Indien een lid het voornemen heeft zijn lidmaatschap te beëindigen en zijn kavel aan een nieuw lid wenst over te dragen, deelt het lid dit voornemen tijdig mee aan het bestuur. Het bestuur verzoekt de tuincommissie (alsmede de bouwcommissie) na te gaan of de betreffende kavel in de staat waarin deze zich op dat tijdstip bevindt, zonder bezwaar kan worden overgedragen, dan wel of vóór die overdracht nog bepaalde voorzieningen moeten worden aangebracht.
De tuincommissie gaat in het bijzonder ook na, of tussen dat lid en zijn buren (een) bepaalde overeenkomst(en) is (zijn) afgesloten als bedoeld in artikelen 4.2. en 4.3. van dit reglement. Van haar bevindingen en aanwijzingen doet de tuincommissie mededeling aan het bestuur en in het bijzonder of de bovenbedoelde overeenkomst(en) in redelijkheid door het nieuwe lid zal (zullen) kunnen worden overgenomen.

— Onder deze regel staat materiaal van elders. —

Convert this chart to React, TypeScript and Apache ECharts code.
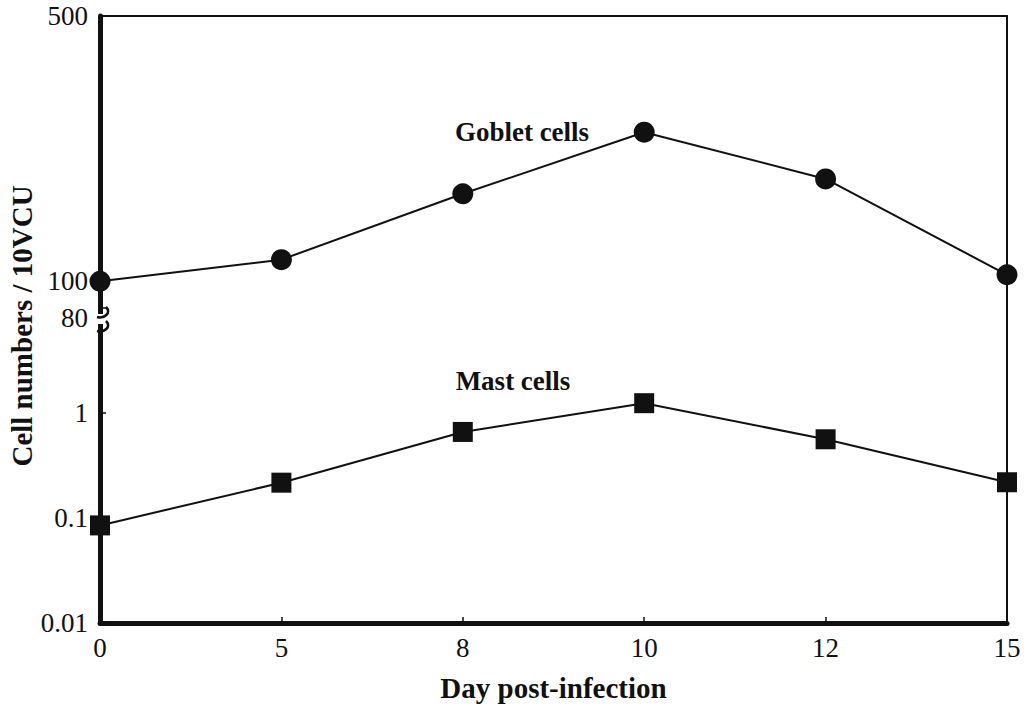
import React, { useEffect, useRef } from "react";
import * as echarts from "echarts";

const days = ["0", "5", "8", "10", "12", "15"];
const gobletCells = [100, 114, 170, 247, 186, 104];
const mastCells = [0.085, 0.217, 0.66, 1.24, 0.562, 0.219];
const upperRange = [80, 500];
const lowerRange = [0.01, 10];
const hiddenLowerTicks = [10];

const FONT = "Liberation Serif";
const INK = "#111";

const fmt = (v: number) => {
  const r = Number(v.toPrecision(3));
  if (hiddenLowerTicks.includes(r)) return "";
  return String(r);
};

export default function App() {
  const ref = useRef<HTMLDivElement>(null);
  useEffect(() => {
    if (!ref.current) return;
    const chart = echarts.init(ref.current, undefined, { renderer: "svg" });
    const labelStyle = { fontFamily: FONT, fontSize: 27, color: INK };
    const titleStyle = { fontFamily: FONT, fontSize: 27, fontWeight: "bold" as const, fill: INK };
    const leftAxisCommon = {
      type: "log" as const,
      axisLine: { show: true, onZero: false, lineStyle: { color: INK, width: 5 } },
      axisTick: { show: true, inside: true, length: 6, lineStyle: { color: INK, width: 1.5 } },
      splitLine: { show: false },
      axisLabel: { ...labelStyle, margin: 12, formatter: fmt },
    };
    const rightAxisCommon = {
      type: "log" as const,
      position: "right" as const,
      axisLine: { show: true, onZero: false, lineStyle: { color: INK, width: 2 } },
      axisTick: { show: false },
      axisLabel: { show: false },
      splitLine: { show: false },
    };
    chart.setOption({
      animation: false,
      backgroundColor: "#fff",
      grid: [
        { left: 100, right: 24, top: 16, height: 302 },
        { left: 100, right: 24, top: 308, bottom: 84 },
      ],
      xAxis: [
        {
          type: "category",
          gridIndex: 0,
          data: days,
          boundaryGap: false,
          position: "top",
          axisLine: { show: true, onZero: false, lineStyle: { color: INK, width: 2 } },
          axisTick: { show: false },
          axisLabel: { show: false },
        },
        {
          type: "category",
          gridIndex: 1,
          data: days,
          boundaryGap: false,
          position: "bottom",
          axisLine: { show: true, onZero: false, lineStyle: { color: INK, width: 5 } },
          axisTick: { show: true, inside: true, length: 6, lineStyle: { color: INK, width: 1.5 } },
          axisLabel: { ...labelStyle, margin: 11 },
          name: "Day post-infection",
          nameLocation: "middle",
          nameGap: 50,
          nameTextStyle: { fontFamily: FONT, fontSize: 29, fontWeight: "bold", color: INK },
        },
      ],
      yAxis: [
        { ...leftAxisCommon, gridIndex: 0, min: upperRange[0], max: upperRange[1] },
        { ...leftAxisCommon, gridIndex: 1, min: lowerRange[0], max: lowerRange[1] },
        { ...rightAxisCommon, gridIndex: 0, min: upperRange[0], max: upperRange[1] },
        { ...rightAxisCommon, gridIndex: 1, min: lowerRange[0], max: lowerRange[1] },
      ],
      series: [
        {
          name: "Goblet cells",
          type: "line",
          xAxisIndex: 0,
          yAxisIndex: 0,
          data: gobletCells,
          symbol: "circle",
          symbolSize: 21,
          clip: false,
          itemStyle: { color: INK },
          lineStyle: { color: INK, width: 2 },
        },
        {
          name: "Mast cells",
          type: "line",
          xAxisIndex: 1,
          yAxisIndex: 1,
          data: mastCells,
          symbol: "rect",
          symbolSize: 20,
          clip: false,
          itemStyle: { color: INK },
          lineStyle: { color: INK, width: 2 },
        },
      ],
      graphic: [
        {
          type: "text",
          x: 522,
          y: 132,
          style: { ...titleStyle, text: "Goblet cells", align: "center", verticalAlign: "middle" },
        },
        {
          type: "text",
          x: 513,
          y: 381,
          style: { ...titleStyle, text: "Mast cells", align: "center", verticalAlign: "middle" },
        },
        {
          type: "text",
          x: 22,
          y: 326,
          rotation: Math.PI / 2,
          style: { ...titleStyle, fontSize: 29, text: "Cell numbers / 10VCU", align: "center", verticalAlign: "middle" },
        },
        {
          type: "rect",
          z: 100,
          shape: { x: 93, y: 314, width: 20, height: 10 },
          style: { fill: "#fff" },
        },
        {
          type: "bezierCurve",
          z: 101,
          shape: { x1: 97, y1: 317, cpx1: 104, cpy1: 319, cpx2: 112, cpy2: 313, x2: 106, y2: 307 },
          style: { stroke: INK, lineWidth: 2.5, fill: "none" },
        },
        {
          type: "bezierCurve",
          z: 101,
          shape: { x1: 97, y1: 331, cpx1: 104, cpy1: 333, cpx2: 112, cpy2: 327, x2: 106, y2: 321 },
          style: { stroke: INK, lineWidth: 2.5, fill: "none" },
        },
      ],
    });
    return () => chart.dispose();
  }, []);
  return (
    <div
      ref={ref}
      style={{ position: "fixed", left: 0, top: 0, width: 1031, height: 707 }}
    />
  );
}
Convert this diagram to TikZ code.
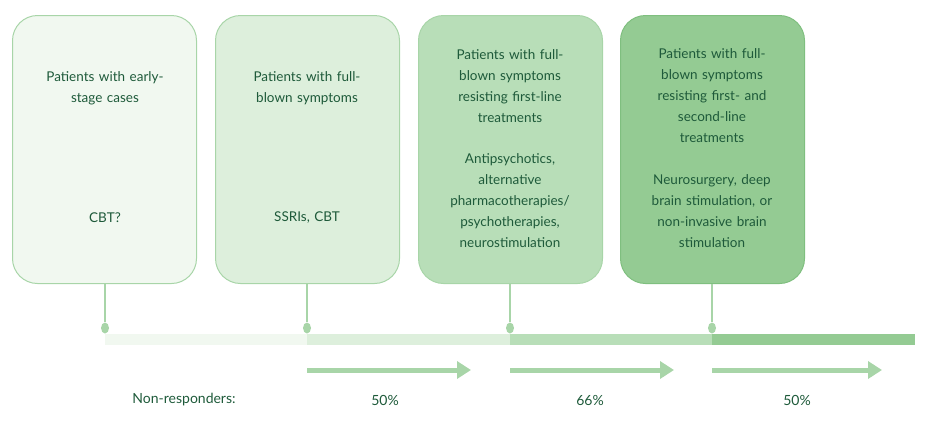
\documentclass[tikz,border=0pt]{standalone}
\usepackage{fontspec}
\setmainfont{Lato}
\usetikzlibrary{shapes.geometric,arrows.meta}
\definecolor{txt}{HTML}{1E5A3A}
\definecolor{fA}{HTML}{F1F8F0}
\definecolor{fB}{HTML}{DDEFDC}
\definecolor{fC}{HTML}{B8DEB8}
\definecolor{fD}{HTML}{94CB93}
\definecolor{ln}{HTML}{A8D5A8}
\definecolor{lnD}{HTML}{7FBF7F}
\begin{document}
\begin{tikzpicture}[x=1pt,y=-1pt,
  card/.style={draw=ln,line width=1pt,rounded corners=25pt,minimum width=184pt,minimum height=268pt,anchor=north west},
  tx/.style={text=txt,font=\fontsize{13.5}{21}\selectfont,align=center,text width=160pt},
  stem/.style={draw=ln,line width=1.2pt},
  dot/.style={ellipse,fill=ln,inner sep=0pt,minimum width=8pt,minimum height=11pt},
  arr/.style={draw=ln,line width=5pt,-{Triangle[length=14pt,width=17pt]}}]
\useasboundingbox (0,0) rectangle (932,424);
\node[card,fill=fA] (b1) at (12,15) {};
\node[card,fill=fB] (b2) at (215,15) {};
\node[card,fill=fC] (b3) at (418,15) {};
\node[card,fill=fD,draw=lnD] (b4) at (620,15) {};
\node[tx] (t1) at (105,88) {Patients with early-\\stage cases};
\node[tx] (r1) at (105,218) {CBT?};
\node[tx] (t2) at (307,88) {Patients with full-\\blown symptoms};
\node[tx] (r2) at (307,218) {SSRIs, CBT};
\node[tx] (t3) at (510,86) {Patients with full-\\blown symptoms\\resisting first-line\\treatments};
\node[tx] (r3) at (510,201) {Antipsychotics,\\alternative\\pharmacotherapies/\\psychotherapies,\\neurostimulation};
\node[tx] (t4) at (712,96) {Patients with full-\\blown symptoms\\resisting first- and\\second-line\\treatments};
\node[tx] (r4) at (712,211) {Neurosurgery, deep\\brain stimulation, or\\non-invasive brain\\stimulation};
\foreach \i/\x in {1/105,2/307,3/510,4/712}{
  \node[dot] (d\i) at (\x,328) {};
  \draw[stem] (b\i.south -| d\i) -- (d\i);
}
\fill[fA] (105,334) rectangle (307,345);
\fill[fB] (307,334) rectangle (510,345);
\fill[fC] (510,334) rectangle (712,345);
\fill[fD] (712,334) rectangle (915,345);
\coordinate (a1s) at (307,370); \coordinate (a1e) at (471,370);
\coordinate (a2s) at (510,370); \coordinate (a2e) at (674,370);
\coordinate (a3s) at (712,370); \coordinate (a3e) at (882,370);
\draw[arr] (a1s) -- (a1e);
\draw[arr] (a2s) -- (a2e);
\draw[arr] (a3s) -- (a3e);
\node[text=txt,font=\fontsize{14}{16}\selectfont] (nr) at (184,400) {Non-responders:};
\node[text=txt,font=\fontsize{14}{16}\selectfont] (p1) at (385,400) {50\%};
\node[text=txt,font=\fontsize{14}{16}\selectfont] (p2) at (590,400) {66\%};
\node[text=txt,font=\fontsize{14}{16}\selectfont] (p3) at (797,400) {50\%};
\end{tikzpicture}
\end{document}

In een gesprek tussen het oude en het nieuwe lid doet het bestuur daarvan mededeling en treft ter zake een goede regeling tussen partijen.
Regeling geschillen
Artikel 12.1.
Bij geschillen tussen leden onderling over een aangelegenheid omschreven in dit reglement, doet het bestuur, de tuincommissie gehoord, uitspraak. Overeenkomstig artikel 17 van de statuten der vereniging kan bij niet beslechten van het geschil door het (de) desbetreffende lid(leden) uitspraak van de algemene ledenvergadering van de vereniging worden gevraagd.
Artikel 12.2.
Bij niet beslechte geschillen tussen een (de) lid (leden) enerzijds en het bestuur anderzijds over een aangelegenheid omschreven in dit reglement, geldt het gestelde in de tweede volzin van artikel 12.1.
Slotbepalingen
Artikel 13.1.
Het tuinreglement van 28 januari 1984 is vervallen.
Artikel 13.2.
Dit besluit kan worden aangehaald als het “Tuinreglement”.